10.8.20

Praga





Las coordenadas topográficas son siempre ficticias. Crees estar en un sitio y en realidad, por más que la razón cartesiana te confirme tu certeza, estás en otro. Da igual que el cuerpo desmienta tu voluntad. El cuerpo es un estorbo. Ayer, sin ir más lejos, pensé que no estaba en Córdoba a última hora de la tarde, sino en Praga. De noche, poco antes de conciliar el sueño, cuando la cabeza va a lo suyo y no sabes cómo imponerte y hacer que pare y poder dormir, me da por imaginar ciudades en las que he estado y que imagino lejanas, como si en verdad no existieran y hubiesen sido maquinación mía. Pienso en Praga como el que piensa en la madre que no tiene o en la novia con la que descubrió los entresijos deleitosos de la carne. Praga como un territorio absolutamente mítico. Como el Macondo de Gabo. Como la Celama de Mateo Díez. Como la Región de Benet.
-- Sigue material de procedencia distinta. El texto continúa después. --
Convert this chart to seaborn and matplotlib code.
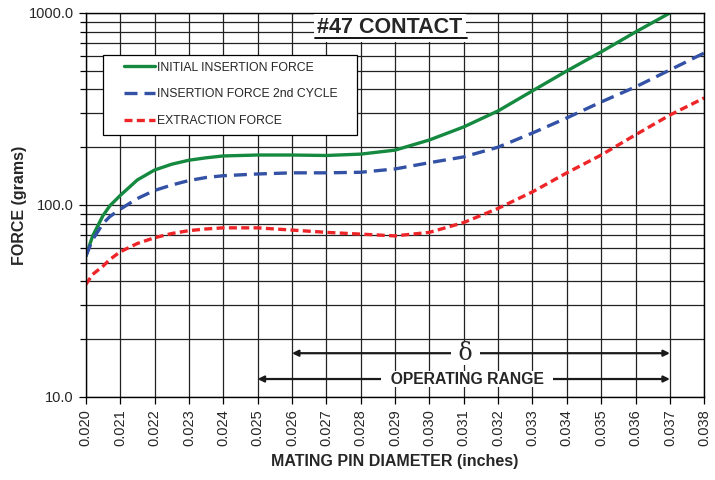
import matplotlib
matplotlib.use('Agg')
import matplotlib.pyplot as plt
import numpy as np
import pandas as pd
import seaborn as sns
from matplotlib.patches import Rectangle
from matplotlib.ticker import FixedLocator, LogLocator, NullFormatter

# pin diameter (inches)
dia = [0.020, 0.0202, 0.0205, 0.0207, 0.021, 0.0215, 0.022, 0.0225, 0.023,
       0.0235, 0.024, 0.025, 0.026, 0.027, 0.028, 0.029, 0.030, 0.031, 0.032,
       0.033, 0.034, 0.035, 0.036, 0.037, 0.038]

initial = [54, 69, 88, 99, 112, 135, 152, 163, 171,
           176, 180, 182, 182, 181, 184, 193, 218, 255, 309,
           393, 499, 627, 796, 1000, 1250]
second = [54, 66, 80, 87, 95, 108, 119, 127, 134,
          139, 142, 145, 147, 147, 148, 154, 166, 178, 200,
          237, 284, 344, 412, 505, 619]
extraction = [38.5, 43.5, 48, 52, 57, 63, 67.5, 71, 73.5,
              75, 76, 76, 74, 72, 70.5, 69, 72, 81, 96,
              117, 147, 182, 232, 294, 361]

df = pd.DataFrame({'dia': dia, 'initial': initial, 'second': second,
                   'extraction': extraction})

sns.set_style('white')
plt.rcParams['font.family'] = ['Liberation Sans', 'DejaVu Sans']

fig = plt.figure(figsize=(7.15, 4.8), dpi=100)
ax = fig.add_axes([0.120, 0.173, 0.865, 0.80])

sns.lineplot(x='dia', y='initial', data=df, ax=ax, color='#14893f', lw=2.4,
             label='INITIAL INSERTION FORCE')
sns.lineplot(x='dia', y='second', data=df, ax=ax, color='#3352a6', lw=2.4,
             label='INSERTION FORCE 2nd CYCLE')
ax.lines[-1].set_dashes([3.9, 2.1])
sns.lineplot(x='dia', y='extraction', data=df, ax=ax, color='#ee2528', lw=2.4,
             label='EXTRACTION FORCE')
ax.lines[-1].set_dashes([2.4, 1.3])

ax.set_yscale('log')
ax.set_xlim(0.020, 0.038)
ax.set_ylim(10, 1000)

xt = np.round(np.arange(0.020, 0.0381, 0.001), 3)
ax.xaxis.set_major_locator(FixedLocator(xt))
ax.set_xticklabels([f'{v:.3f}' for v in xt], rotation=90, fontsize=10.5)
ax.yaxis.set_major_locator(FixedLocator([10, 100, 1000]))
ax.set_yticklabels(['10.0', '100.0', '1000.0'], fontsize=10.5)
ax.yaxis.set_minor_locator(LogLocator(base=10, subs=np.arange(2, 10)))
ax.yaxis.set_minor_formatter(NullFormatter())

ax.tick_params(axis='both', which='both', direction='out', color='black',
               width=0.9, left=True, bottom=True)
ax.tick_params(axis='both', which='major', length=5)
ax.tick_params(axis='y', which='minor', length=4)

ax.grid(True, which='major', color='#222222', lw=0.9)
ax.grid(True, which='minor', axis='y', color='#222222', lw=0.9)
for s in ax.spines.values():
    s.set_color('black')
    s.set_linewidth(1.0)

ax.set_xlabel('MATING PIN DIAMETER (inches)', fontsize=11.5, fontweight='bold',
              labelpad=6)
ax.set_ylabel('FORCE (grams)', fontsize=11.5, fontweight='bold', labelpad=1)

# legend box drawn separately so its padding matches the original
ax.add_patch(Rectangle((0.0275, 0.682), 0.411, 0.208, transform=ax.transAxes,
                       facecolor='white', edgecolor='black', lw=0.9,
                       zorder=4))
leg = ax.legend(loc='upper left', bbox_to_anchor=(0.061, 0.873), fontsize=8.8,
                frameon=False, handlelength=2.55, handletextpad=0.15,
                labelspacing=1.2, borderpad=0, borderaxespad=0)
leg.set_zorder(5)

ax.text(0.492, 0.961, '#47 CONTACT', transform=ax.transAxes, ha='center',
        va='center', fontsize=15.5, fontweight='bold', zorder=5,
        bbox=dict(facecolor='white', edgecolor='none', pad=2.5))
ax.plot([0.3705, 0.6165], [0.934, 0.934], transform=ax.transAxes,
        color='black', lw=1.3, zorder=6)

# range arrows
ax.annotate('', xy=(0.026, 16.9), xytext=(0.037, 16.9),
            arrowprops=dict(arrowstyle='<|-|>', color='#1a1a1a', lw=1.6,
                            mutation_scale=9, shrinkA=0, shrinkB=0))
ax.text(0.03105, 16.9, ' δ ', ha='center', va='center', fontsize=17,
        family='DejaVu Serif',
        bbox=dict(facecolor='white', edgecolor='none', pad=0))
ax.annotate('', xy=(0.025, 12.4), xytext=(0.037, 12.4),
            arrowprops=dict(arrowstyle='<|-|>', color='#1a1a1a', lw=1.6,
                            mutation_scale=9, shrinkA=0, shrinkB=0))
ax.text(0.0311, 12.4, '  OPERATING RANGE  ', ha='center', va='center',
        fontsize=11.3, fontweight='bold',
        bbox=dict(facecolor='white', edgecolor='none', pad=0.5))

fig.savefig('out.png', dpi=100)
Como la Yoknapatawpha de Faulkner. Como el Camelot del Lancelot. Como el País de Nunca Jamás del Peter Pan de Barrie. Como el Reino de Oz de Baum. Como Desembarco del Rey de George R.R. Martin. Como el condado de Mistatonic de Lovecraft. Como el fantaseado Bangor de Stephen King. Lugares que no están en ningún mapa, pero los mapas en los que creo son los de los libros, no los de las guías de viaje. Mapas del corazón. Toda esa cartografía del alma. Los lugares verdaderos (la cita es del Moby Dick de Melville) no están en los mapas. Así que ayer tarde no estuve en Córdoba, no fui al coche (aparcado a la sombra a cuarenta y dos grados), ni volví a Lucena con el aire acondicionado a pleno rendimiento (escuchando los podcasts favoritos de la familia) sino que me pensé en Praga, yendo por el puente Carlos. El Moldava fluía a su antojadizo capricho. Como siempre hizo, ajeno al discurrir de quienes se asoman al ir de su cauce.